> **Data to process**
Start
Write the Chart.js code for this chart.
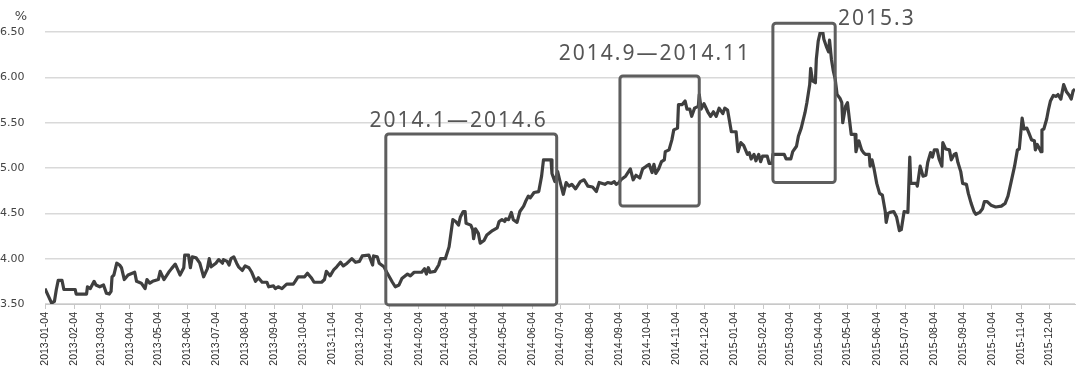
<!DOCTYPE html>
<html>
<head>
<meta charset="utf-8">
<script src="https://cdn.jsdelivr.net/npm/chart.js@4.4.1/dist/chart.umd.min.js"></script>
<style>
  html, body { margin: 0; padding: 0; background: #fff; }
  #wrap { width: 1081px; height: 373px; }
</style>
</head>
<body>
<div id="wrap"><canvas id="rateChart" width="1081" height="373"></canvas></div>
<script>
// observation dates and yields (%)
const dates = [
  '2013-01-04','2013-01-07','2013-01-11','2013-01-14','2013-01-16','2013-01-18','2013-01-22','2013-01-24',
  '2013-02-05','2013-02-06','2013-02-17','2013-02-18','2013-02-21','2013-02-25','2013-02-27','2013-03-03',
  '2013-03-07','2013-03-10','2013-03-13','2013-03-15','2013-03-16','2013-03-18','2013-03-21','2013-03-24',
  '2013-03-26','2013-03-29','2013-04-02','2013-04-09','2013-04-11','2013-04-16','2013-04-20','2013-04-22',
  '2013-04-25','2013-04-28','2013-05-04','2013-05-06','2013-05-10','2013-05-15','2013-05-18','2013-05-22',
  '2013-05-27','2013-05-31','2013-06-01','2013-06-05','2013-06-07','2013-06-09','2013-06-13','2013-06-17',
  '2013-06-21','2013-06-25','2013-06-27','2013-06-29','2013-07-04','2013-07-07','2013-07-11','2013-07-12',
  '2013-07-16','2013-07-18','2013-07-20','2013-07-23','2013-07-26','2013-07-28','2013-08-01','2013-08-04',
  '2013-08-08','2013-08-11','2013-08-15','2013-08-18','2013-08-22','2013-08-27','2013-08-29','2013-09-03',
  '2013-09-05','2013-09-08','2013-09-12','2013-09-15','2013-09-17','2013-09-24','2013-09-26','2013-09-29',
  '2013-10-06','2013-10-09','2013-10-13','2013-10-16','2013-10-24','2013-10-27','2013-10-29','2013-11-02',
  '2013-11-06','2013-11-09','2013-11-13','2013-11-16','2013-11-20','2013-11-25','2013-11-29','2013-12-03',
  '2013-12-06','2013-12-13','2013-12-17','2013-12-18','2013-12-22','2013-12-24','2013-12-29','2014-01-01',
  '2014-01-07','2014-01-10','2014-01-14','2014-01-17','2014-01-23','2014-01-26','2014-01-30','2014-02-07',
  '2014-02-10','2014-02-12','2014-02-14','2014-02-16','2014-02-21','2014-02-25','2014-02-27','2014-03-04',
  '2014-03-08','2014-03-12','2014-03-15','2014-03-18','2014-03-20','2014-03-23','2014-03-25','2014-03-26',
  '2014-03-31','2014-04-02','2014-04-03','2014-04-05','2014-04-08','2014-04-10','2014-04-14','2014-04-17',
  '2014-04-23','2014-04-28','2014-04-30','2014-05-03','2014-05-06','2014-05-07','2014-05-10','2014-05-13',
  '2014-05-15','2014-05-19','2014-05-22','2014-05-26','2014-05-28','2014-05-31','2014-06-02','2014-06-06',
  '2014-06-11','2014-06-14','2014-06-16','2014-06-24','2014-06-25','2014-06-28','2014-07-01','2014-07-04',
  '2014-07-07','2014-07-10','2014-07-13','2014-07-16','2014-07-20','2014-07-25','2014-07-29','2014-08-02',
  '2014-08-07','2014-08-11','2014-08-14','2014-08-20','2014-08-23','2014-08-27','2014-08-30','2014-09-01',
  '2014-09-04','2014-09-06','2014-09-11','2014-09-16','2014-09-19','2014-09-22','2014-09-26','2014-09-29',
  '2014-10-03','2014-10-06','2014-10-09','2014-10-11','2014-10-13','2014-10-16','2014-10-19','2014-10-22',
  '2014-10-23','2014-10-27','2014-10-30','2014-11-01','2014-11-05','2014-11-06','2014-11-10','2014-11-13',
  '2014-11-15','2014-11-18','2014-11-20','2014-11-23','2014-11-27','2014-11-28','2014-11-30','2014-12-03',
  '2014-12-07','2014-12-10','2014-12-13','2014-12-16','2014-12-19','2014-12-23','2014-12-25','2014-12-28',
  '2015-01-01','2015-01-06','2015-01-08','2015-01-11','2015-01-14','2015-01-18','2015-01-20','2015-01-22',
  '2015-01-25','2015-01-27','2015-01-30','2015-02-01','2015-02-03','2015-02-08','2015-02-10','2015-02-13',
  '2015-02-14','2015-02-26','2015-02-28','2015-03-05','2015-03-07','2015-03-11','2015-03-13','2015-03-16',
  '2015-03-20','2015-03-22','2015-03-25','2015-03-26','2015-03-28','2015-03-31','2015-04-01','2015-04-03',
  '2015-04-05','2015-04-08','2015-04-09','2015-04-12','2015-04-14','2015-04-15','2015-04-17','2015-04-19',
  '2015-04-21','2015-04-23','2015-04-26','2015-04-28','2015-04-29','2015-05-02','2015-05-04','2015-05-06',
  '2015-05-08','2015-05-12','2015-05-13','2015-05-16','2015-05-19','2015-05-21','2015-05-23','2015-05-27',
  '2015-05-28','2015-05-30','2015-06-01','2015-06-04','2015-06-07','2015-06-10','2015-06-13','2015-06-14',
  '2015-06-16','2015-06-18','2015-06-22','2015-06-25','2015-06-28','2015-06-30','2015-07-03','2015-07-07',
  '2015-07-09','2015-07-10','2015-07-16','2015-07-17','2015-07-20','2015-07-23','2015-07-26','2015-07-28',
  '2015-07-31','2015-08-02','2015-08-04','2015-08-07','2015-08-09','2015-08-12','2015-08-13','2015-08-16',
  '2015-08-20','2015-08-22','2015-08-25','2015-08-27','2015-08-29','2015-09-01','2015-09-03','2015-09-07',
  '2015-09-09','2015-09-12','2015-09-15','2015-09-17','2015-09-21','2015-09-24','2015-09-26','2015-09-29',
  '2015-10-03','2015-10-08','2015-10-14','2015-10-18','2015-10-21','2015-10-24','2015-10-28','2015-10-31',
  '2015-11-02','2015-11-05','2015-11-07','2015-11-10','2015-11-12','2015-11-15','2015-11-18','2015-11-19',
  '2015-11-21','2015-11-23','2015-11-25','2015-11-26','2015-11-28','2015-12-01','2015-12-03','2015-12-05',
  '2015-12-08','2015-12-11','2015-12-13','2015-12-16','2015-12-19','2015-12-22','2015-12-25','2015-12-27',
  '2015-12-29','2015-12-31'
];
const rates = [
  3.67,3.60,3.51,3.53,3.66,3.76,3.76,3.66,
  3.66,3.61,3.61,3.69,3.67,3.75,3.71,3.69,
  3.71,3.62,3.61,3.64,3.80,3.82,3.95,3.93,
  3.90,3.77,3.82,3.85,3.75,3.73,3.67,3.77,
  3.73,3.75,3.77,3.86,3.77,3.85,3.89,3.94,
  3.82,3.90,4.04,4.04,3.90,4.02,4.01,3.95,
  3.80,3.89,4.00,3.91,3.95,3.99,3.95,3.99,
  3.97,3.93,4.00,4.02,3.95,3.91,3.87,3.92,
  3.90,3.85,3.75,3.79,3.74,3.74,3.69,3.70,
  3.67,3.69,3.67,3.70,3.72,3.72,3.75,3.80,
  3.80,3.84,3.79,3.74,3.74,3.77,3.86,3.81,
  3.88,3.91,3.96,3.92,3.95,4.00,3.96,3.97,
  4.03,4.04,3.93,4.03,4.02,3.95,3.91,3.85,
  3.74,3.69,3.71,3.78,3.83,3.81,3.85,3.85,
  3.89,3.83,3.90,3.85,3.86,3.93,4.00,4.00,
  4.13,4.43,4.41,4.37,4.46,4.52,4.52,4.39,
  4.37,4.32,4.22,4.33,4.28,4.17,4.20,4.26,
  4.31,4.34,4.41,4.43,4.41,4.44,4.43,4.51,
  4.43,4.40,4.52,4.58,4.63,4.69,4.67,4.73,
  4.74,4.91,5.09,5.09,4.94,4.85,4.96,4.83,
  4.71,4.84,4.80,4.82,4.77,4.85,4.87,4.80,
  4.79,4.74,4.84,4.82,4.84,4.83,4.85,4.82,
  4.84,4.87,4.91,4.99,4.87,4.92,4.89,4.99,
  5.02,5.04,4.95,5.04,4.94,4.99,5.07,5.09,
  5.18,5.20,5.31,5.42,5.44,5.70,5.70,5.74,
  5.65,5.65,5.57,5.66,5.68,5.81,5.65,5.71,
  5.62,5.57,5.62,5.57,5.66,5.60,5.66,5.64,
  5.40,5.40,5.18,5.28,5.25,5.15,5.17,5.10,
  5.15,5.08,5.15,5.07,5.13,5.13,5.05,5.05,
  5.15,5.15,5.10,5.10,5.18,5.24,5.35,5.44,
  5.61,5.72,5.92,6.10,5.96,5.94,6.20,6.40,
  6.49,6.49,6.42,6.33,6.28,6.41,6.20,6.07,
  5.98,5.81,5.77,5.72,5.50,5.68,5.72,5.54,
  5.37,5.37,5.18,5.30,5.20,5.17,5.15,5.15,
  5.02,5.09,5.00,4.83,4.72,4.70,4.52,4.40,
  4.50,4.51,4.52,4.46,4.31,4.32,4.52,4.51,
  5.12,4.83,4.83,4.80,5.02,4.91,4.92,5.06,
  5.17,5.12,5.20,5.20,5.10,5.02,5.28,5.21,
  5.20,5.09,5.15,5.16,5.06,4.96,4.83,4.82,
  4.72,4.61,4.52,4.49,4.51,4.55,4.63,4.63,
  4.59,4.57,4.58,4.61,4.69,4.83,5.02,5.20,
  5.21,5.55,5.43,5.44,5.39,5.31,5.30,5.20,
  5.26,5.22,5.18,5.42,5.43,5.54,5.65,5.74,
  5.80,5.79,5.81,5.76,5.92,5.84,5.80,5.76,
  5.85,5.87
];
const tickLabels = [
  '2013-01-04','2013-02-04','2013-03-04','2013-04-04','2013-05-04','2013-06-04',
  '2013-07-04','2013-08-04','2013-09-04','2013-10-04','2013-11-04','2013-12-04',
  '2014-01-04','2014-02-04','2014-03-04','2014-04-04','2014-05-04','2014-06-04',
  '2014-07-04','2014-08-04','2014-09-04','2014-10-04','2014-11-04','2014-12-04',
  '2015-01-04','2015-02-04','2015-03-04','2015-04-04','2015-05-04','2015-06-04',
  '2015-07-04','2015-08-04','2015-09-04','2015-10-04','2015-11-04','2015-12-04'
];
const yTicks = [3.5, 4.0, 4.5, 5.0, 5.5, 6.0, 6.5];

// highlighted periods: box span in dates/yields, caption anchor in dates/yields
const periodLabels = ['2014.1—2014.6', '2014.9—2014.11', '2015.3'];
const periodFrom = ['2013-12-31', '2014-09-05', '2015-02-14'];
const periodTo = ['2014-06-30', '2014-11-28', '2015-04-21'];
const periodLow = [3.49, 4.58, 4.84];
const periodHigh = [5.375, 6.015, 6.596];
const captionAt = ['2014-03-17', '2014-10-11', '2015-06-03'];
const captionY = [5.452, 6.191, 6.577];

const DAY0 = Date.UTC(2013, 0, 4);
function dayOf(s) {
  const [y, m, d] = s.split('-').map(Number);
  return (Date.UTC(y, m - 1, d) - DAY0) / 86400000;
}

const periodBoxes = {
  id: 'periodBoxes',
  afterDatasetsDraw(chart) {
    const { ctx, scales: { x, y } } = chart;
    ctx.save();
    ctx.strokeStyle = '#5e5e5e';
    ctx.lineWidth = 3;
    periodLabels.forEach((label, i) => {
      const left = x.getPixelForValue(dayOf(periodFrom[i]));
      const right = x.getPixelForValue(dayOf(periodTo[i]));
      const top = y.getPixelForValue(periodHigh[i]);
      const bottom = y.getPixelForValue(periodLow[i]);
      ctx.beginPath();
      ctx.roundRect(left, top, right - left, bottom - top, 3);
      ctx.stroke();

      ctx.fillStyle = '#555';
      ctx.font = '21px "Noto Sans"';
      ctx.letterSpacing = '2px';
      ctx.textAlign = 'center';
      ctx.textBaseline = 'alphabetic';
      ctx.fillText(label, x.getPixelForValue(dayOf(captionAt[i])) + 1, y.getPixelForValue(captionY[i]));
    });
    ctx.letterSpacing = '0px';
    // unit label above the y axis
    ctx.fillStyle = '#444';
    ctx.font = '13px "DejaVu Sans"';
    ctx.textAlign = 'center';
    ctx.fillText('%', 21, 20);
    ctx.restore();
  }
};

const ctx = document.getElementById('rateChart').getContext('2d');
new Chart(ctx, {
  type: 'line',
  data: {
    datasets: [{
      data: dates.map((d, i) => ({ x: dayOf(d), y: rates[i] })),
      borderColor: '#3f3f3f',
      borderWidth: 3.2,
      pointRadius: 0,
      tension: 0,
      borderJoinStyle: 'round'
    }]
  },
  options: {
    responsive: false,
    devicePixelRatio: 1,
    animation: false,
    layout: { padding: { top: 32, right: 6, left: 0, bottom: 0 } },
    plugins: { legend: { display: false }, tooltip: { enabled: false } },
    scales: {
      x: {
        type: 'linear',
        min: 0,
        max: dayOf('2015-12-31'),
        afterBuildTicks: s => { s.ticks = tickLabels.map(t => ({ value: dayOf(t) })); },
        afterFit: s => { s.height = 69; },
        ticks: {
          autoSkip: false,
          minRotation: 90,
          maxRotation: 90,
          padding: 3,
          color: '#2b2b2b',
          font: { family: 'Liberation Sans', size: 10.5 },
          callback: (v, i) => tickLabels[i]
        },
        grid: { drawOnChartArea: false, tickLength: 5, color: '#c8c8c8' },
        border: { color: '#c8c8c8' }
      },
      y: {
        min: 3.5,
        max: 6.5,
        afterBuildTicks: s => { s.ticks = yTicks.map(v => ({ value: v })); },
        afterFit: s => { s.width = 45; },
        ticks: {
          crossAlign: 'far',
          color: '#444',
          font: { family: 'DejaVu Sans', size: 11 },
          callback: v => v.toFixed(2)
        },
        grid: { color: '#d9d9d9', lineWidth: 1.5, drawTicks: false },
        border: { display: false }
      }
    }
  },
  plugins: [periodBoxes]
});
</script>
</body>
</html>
End
Start
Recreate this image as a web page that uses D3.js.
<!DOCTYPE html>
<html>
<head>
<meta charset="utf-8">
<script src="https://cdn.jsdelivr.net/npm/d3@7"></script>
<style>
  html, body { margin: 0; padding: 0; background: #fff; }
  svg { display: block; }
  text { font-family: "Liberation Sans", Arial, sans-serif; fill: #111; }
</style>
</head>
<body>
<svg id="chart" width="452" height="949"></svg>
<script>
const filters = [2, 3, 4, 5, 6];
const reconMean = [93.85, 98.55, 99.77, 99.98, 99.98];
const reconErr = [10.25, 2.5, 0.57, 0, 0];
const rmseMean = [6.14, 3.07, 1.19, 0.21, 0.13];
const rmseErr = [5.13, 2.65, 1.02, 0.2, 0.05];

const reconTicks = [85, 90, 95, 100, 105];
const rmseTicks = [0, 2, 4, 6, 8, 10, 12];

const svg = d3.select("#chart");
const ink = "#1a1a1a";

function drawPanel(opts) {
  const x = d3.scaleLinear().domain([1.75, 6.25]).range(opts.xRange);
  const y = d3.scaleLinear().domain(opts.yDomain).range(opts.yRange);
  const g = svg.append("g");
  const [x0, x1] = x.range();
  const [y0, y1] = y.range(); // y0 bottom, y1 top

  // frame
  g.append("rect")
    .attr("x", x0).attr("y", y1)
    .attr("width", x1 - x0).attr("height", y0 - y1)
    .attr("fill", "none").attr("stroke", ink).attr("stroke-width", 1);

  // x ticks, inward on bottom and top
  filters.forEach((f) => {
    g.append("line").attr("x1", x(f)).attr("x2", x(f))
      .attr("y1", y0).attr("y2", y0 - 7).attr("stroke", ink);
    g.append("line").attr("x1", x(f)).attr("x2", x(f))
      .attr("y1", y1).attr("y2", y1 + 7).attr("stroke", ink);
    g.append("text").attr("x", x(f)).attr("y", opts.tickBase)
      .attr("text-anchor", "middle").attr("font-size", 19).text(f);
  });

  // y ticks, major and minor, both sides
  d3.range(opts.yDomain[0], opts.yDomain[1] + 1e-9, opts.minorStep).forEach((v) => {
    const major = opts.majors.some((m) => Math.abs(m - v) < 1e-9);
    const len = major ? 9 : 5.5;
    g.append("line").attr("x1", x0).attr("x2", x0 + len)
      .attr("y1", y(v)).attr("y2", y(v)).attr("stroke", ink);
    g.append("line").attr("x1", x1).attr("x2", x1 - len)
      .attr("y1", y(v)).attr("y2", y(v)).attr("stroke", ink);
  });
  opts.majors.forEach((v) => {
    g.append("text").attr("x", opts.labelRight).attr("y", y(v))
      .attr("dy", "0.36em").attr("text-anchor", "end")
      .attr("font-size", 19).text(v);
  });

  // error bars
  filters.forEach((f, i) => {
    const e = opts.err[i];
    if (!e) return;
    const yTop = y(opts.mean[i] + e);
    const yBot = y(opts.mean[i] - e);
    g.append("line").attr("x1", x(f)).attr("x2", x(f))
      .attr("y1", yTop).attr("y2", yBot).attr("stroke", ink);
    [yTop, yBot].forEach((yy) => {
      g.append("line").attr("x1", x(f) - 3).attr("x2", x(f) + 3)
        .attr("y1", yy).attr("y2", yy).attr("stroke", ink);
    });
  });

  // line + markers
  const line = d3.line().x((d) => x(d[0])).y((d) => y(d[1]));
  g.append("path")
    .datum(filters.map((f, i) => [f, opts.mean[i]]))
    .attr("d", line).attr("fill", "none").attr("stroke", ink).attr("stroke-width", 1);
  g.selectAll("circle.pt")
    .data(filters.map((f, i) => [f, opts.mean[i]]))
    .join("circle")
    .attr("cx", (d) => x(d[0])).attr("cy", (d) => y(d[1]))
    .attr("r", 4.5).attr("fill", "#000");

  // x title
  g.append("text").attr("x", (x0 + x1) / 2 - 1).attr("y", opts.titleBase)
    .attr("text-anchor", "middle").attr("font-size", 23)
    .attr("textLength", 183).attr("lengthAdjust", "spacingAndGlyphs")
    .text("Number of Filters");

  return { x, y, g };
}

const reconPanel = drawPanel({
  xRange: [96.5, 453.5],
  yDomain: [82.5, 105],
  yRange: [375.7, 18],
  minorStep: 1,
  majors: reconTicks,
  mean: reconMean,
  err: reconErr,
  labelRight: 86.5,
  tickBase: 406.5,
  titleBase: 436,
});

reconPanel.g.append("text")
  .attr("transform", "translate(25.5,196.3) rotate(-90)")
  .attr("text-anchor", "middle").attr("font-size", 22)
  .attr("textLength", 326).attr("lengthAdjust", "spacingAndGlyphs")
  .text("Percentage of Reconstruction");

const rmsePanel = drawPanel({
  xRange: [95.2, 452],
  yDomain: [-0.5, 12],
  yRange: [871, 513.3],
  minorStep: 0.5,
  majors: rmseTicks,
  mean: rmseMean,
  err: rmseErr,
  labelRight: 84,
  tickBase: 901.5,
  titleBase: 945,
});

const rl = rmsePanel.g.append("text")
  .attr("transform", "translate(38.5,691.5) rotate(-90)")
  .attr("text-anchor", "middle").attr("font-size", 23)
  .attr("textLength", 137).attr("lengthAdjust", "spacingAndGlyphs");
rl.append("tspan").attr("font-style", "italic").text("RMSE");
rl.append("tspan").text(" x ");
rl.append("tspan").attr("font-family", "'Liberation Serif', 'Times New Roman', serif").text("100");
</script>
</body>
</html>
End
> **Problem**
Write out each line of the data that holds the string "this".

> **Written solution**
Write the Chart.js code for this chart.
Recreate this image as a web page that uses D3.js.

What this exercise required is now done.